* [Direction]: Gather up every line from the entries below that uses the word "draws".

* [Stored data]:
===============

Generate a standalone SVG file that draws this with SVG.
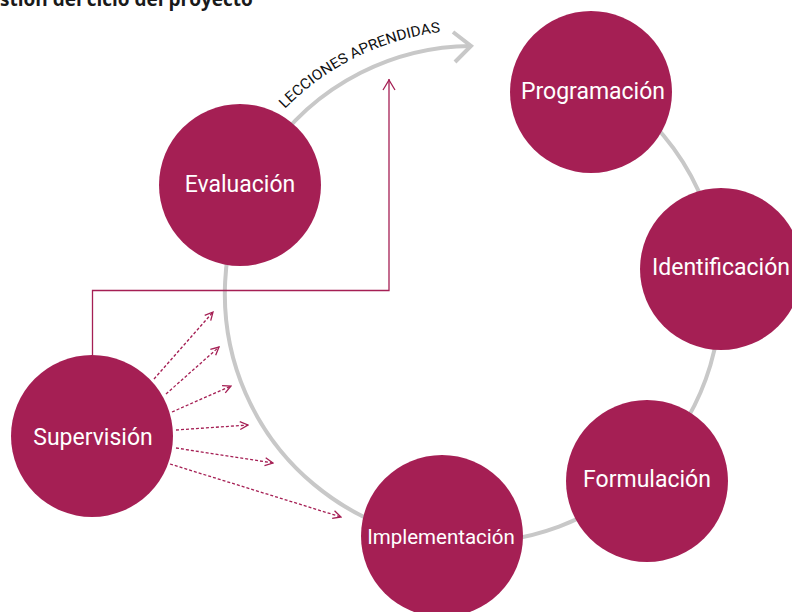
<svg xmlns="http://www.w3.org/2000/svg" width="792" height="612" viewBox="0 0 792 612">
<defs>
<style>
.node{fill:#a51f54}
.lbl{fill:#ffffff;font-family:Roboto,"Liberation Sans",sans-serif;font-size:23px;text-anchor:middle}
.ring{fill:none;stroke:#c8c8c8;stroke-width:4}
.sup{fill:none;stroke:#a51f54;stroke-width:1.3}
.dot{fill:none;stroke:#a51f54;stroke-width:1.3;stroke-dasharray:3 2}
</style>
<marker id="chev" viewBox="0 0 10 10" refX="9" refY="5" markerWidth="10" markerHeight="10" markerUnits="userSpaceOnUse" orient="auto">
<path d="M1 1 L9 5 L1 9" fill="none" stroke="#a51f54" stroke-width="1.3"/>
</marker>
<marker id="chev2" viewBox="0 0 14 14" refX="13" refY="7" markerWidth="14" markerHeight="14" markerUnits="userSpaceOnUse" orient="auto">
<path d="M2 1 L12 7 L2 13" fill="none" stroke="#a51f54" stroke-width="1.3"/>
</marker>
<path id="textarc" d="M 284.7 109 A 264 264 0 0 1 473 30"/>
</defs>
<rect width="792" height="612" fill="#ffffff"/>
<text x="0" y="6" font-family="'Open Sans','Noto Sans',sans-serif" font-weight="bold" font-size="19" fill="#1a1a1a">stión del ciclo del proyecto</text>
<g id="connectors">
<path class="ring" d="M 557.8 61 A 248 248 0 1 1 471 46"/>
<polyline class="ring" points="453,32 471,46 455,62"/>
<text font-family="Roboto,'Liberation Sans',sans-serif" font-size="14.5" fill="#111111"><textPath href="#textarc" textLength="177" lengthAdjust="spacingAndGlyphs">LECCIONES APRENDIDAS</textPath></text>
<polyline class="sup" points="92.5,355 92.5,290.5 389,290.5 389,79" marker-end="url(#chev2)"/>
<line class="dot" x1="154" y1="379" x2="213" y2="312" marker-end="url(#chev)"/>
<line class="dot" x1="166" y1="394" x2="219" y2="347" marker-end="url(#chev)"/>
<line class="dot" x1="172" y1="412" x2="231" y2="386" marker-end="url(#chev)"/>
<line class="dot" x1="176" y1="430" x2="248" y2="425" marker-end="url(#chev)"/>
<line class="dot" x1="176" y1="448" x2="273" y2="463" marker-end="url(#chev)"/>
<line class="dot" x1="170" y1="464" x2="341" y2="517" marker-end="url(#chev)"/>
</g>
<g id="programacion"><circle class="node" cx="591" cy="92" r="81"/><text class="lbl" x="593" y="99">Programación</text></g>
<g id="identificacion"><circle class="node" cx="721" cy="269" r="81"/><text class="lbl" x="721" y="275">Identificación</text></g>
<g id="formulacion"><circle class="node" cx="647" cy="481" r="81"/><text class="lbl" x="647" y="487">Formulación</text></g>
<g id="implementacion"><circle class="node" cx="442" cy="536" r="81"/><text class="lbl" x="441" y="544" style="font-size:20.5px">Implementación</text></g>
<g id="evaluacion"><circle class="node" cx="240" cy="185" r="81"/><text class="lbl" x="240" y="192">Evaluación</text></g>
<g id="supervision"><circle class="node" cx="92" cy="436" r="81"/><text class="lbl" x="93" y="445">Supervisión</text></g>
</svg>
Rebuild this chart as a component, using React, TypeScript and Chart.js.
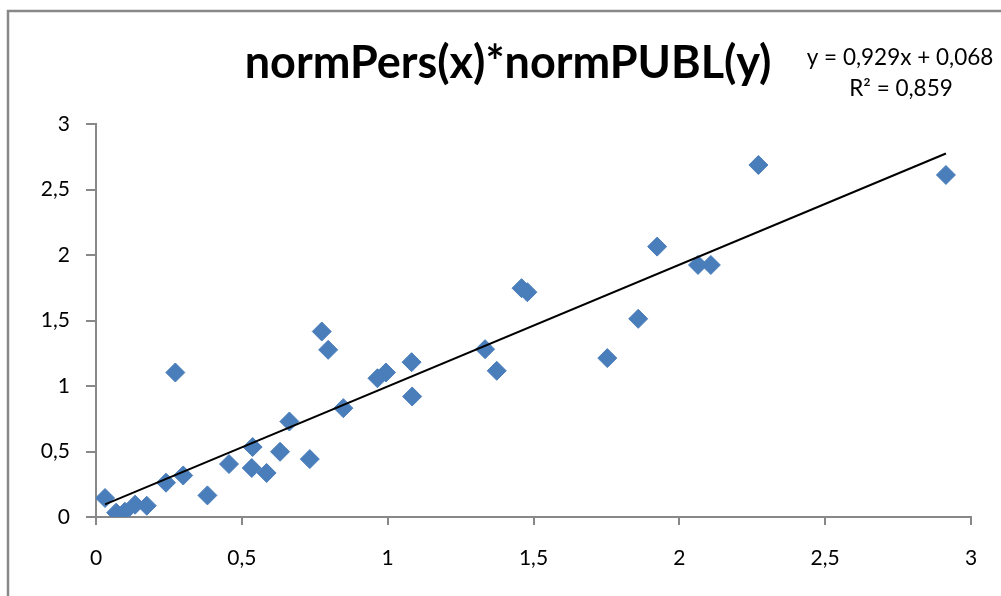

===============

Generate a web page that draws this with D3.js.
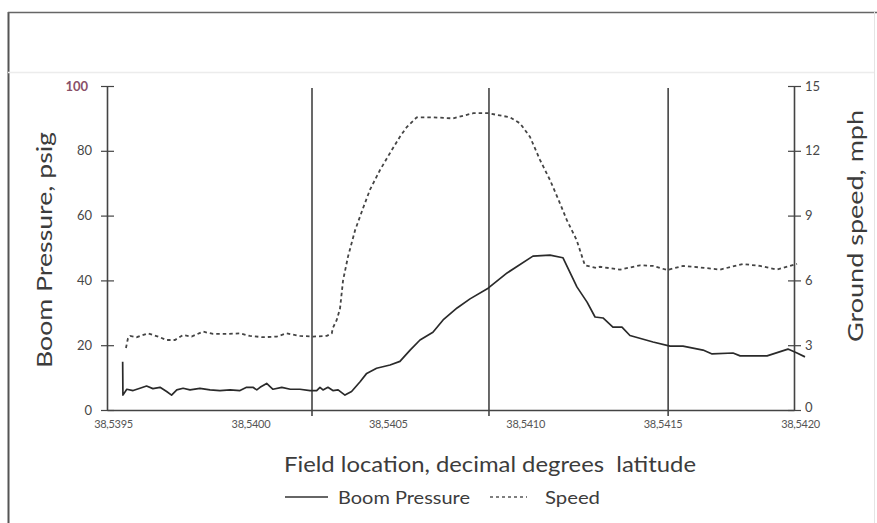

===============

* [Exercise answer]:
Generate a standalone SVG file that draws this with SVG.
Generate a web page that draws this with D3.js.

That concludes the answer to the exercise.